[Records with drawing code]

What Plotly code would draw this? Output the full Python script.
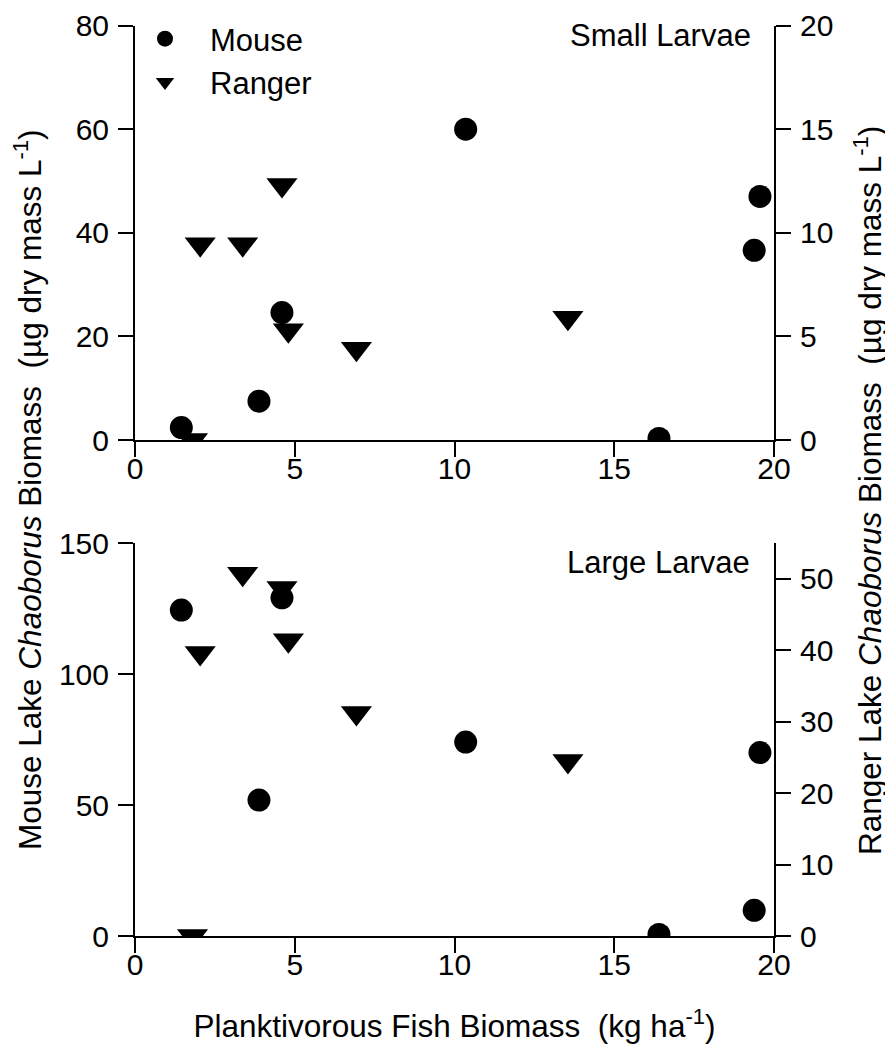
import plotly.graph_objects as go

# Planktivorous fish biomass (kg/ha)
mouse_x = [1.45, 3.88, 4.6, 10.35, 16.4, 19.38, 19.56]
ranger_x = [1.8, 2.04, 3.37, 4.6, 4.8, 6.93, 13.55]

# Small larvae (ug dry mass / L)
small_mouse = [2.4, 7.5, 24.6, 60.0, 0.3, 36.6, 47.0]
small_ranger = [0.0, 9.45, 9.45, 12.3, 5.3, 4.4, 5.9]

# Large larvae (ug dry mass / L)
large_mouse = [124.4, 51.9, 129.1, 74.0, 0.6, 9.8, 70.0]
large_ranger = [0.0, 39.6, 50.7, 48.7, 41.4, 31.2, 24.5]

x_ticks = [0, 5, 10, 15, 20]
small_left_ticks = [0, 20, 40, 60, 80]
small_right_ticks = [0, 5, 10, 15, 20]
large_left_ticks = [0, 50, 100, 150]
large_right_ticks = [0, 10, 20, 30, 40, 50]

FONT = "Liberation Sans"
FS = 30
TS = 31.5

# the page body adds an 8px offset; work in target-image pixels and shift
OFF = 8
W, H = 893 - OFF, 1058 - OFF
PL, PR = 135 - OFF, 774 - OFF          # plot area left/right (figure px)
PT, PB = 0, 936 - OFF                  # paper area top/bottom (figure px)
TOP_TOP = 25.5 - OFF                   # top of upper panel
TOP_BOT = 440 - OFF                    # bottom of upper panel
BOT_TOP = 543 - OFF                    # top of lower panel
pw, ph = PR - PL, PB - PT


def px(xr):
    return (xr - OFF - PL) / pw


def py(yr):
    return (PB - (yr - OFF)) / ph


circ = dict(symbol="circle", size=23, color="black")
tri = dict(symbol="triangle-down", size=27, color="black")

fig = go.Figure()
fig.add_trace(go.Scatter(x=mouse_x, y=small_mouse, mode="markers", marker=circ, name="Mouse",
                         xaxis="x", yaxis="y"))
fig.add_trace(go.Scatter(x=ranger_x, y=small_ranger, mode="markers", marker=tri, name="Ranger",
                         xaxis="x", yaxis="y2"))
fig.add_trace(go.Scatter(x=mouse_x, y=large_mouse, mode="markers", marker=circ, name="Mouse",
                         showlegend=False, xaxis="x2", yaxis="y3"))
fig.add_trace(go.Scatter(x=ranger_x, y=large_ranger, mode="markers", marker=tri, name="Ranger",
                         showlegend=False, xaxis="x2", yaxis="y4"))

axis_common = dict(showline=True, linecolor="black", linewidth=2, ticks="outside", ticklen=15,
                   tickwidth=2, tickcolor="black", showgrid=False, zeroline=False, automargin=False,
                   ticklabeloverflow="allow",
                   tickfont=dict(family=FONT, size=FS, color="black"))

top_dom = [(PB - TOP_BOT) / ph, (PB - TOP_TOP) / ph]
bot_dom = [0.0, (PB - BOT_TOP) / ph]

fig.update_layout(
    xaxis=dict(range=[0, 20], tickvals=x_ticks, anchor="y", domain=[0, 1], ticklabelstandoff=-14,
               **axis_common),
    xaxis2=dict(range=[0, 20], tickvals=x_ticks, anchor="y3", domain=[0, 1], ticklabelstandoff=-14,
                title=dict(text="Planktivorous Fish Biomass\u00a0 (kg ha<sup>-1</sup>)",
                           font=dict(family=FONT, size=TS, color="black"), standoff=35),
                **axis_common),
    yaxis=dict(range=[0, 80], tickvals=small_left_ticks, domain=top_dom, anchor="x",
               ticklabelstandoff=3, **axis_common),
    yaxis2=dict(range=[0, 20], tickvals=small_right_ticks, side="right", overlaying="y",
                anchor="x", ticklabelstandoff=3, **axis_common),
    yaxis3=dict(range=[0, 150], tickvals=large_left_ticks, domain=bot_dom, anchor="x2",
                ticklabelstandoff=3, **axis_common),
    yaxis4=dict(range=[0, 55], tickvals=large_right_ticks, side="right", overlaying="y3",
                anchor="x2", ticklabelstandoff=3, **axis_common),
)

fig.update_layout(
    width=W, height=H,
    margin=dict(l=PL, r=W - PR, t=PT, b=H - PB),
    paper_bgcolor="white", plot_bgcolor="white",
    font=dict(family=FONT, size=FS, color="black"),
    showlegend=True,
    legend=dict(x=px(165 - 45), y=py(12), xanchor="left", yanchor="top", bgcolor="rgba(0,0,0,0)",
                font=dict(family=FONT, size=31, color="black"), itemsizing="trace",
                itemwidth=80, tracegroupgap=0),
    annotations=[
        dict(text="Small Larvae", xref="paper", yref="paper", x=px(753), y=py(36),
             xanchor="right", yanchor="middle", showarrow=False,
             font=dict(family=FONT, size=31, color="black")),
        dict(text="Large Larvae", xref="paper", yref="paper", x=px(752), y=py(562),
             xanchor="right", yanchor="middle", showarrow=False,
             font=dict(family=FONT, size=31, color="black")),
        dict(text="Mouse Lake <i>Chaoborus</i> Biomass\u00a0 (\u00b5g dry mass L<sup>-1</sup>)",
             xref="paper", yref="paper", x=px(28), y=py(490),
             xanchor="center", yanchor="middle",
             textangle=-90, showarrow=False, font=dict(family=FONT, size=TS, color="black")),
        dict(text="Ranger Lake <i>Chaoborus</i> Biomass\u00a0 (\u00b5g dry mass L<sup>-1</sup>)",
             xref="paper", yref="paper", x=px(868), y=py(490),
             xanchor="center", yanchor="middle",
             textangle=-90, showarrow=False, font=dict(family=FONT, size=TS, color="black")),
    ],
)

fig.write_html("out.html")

---

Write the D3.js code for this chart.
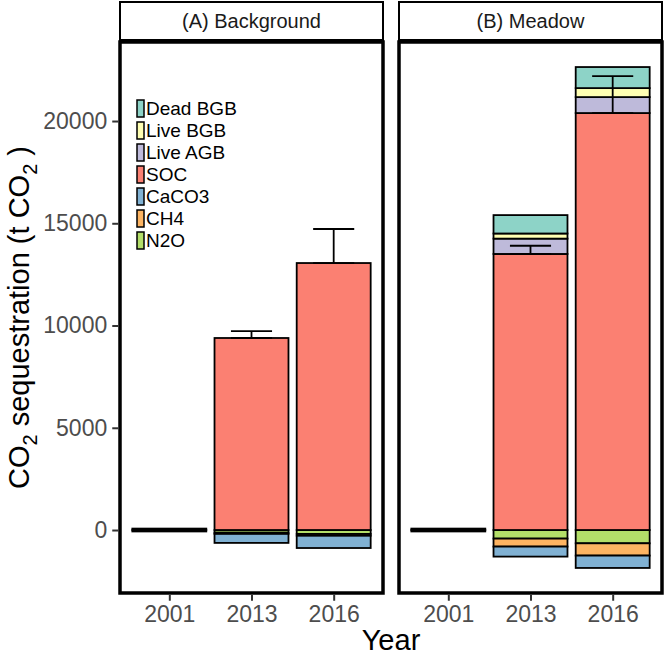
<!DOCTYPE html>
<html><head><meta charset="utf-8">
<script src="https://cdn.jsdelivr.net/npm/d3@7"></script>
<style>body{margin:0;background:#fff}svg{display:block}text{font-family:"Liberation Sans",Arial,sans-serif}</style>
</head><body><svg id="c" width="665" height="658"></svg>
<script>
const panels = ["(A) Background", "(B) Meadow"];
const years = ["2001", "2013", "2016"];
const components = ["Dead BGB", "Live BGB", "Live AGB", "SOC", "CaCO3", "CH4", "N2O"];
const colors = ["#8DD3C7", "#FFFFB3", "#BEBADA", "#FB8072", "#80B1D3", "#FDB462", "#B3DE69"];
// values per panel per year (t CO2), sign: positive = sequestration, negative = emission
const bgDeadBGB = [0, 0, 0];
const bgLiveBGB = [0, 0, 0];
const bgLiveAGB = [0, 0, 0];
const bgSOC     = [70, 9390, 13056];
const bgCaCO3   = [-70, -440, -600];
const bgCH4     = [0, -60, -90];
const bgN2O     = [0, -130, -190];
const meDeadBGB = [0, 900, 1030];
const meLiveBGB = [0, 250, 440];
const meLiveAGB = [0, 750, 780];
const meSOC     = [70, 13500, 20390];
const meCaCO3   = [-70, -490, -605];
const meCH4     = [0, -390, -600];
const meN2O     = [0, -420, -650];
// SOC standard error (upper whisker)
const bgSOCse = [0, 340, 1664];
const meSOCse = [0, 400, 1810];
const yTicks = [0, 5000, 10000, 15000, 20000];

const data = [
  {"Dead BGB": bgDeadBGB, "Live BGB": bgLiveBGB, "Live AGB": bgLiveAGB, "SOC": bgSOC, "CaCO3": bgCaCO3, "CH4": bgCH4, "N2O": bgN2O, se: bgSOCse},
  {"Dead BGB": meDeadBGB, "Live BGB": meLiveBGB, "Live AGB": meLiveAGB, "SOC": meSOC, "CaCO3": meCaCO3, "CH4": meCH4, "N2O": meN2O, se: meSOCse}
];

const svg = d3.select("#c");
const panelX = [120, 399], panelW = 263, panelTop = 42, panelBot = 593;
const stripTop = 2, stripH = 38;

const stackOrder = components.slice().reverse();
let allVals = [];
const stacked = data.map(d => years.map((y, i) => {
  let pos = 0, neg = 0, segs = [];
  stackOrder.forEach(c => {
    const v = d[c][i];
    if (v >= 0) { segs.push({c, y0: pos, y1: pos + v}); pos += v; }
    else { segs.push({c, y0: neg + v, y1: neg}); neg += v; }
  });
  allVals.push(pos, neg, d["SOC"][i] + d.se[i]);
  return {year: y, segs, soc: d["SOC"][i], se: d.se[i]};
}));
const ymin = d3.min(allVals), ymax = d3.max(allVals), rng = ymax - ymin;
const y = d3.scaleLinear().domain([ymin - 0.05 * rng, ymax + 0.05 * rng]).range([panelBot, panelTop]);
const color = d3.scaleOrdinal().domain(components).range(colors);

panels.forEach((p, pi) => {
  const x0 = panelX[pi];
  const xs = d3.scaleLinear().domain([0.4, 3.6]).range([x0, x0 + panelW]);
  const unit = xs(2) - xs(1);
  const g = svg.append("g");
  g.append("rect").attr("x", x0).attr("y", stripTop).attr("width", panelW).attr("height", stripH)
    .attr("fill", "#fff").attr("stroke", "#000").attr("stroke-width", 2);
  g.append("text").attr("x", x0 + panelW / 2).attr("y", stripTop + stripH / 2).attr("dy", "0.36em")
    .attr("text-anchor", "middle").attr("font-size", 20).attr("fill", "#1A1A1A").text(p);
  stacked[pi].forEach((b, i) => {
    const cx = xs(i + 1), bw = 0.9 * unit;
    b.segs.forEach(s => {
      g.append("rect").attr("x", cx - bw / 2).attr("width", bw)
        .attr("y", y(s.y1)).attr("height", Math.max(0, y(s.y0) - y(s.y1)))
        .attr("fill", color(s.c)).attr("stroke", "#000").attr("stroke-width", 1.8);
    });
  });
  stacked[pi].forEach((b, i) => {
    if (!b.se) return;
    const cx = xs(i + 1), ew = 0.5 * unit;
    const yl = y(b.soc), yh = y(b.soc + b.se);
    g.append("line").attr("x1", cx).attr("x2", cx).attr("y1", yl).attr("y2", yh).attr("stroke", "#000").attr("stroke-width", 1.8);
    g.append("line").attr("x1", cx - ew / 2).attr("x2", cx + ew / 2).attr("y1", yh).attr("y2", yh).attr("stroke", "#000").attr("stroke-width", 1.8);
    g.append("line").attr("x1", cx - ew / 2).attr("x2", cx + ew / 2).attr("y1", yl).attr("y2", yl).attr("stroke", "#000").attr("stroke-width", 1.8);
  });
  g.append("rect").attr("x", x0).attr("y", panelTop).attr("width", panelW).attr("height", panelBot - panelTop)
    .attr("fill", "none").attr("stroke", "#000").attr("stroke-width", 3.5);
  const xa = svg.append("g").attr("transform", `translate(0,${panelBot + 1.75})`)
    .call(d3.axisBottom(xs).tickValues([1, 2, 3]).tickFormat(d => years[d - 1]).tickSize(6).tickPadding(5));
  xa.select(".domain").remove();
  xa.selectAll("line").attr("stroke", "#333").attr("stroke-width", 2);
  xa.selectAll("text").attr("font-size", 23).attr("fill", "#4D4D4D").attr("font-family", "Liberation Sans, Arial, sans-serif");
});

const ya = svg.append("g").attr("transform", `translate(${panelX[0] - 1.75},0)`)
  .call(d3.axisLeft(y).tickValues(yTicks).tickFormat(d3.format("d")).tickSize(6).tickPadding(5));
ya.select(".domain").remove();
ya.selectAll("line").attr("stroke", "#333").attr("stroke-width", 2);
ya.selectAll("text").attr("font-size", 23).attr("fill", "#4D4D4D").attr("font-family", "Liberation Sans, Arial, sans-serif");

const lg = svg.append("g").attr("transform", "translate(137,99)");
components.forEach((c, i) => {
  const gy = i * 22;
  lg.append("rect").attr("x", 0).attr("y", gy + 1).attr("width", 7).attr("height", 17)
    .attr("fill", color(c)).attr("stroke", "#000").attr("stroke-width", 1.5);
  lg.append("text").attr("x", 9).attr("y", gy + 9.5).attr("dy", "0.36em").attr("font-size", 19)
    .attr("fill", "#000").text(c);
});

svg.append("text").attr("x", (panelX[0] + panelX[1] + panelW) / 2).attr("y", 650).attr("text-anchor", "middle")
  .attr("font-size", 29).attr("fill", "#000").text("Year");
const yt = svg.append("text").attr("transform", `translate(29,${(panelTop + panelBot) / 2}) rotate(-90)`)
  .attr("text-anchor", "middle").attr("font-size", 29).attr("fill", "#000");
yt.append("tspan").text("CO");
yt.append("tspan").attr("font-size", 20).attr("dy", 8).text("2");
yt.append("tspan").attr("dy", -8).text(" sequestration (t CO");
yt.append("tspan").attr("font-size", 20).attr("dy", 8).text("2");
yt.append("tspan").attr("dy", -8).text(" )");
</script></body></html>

### THE TASK
Each line of the data that includes the word "script" counts once; report the total and nothing more.

### ANSWER FOR THIS EXERCISE
4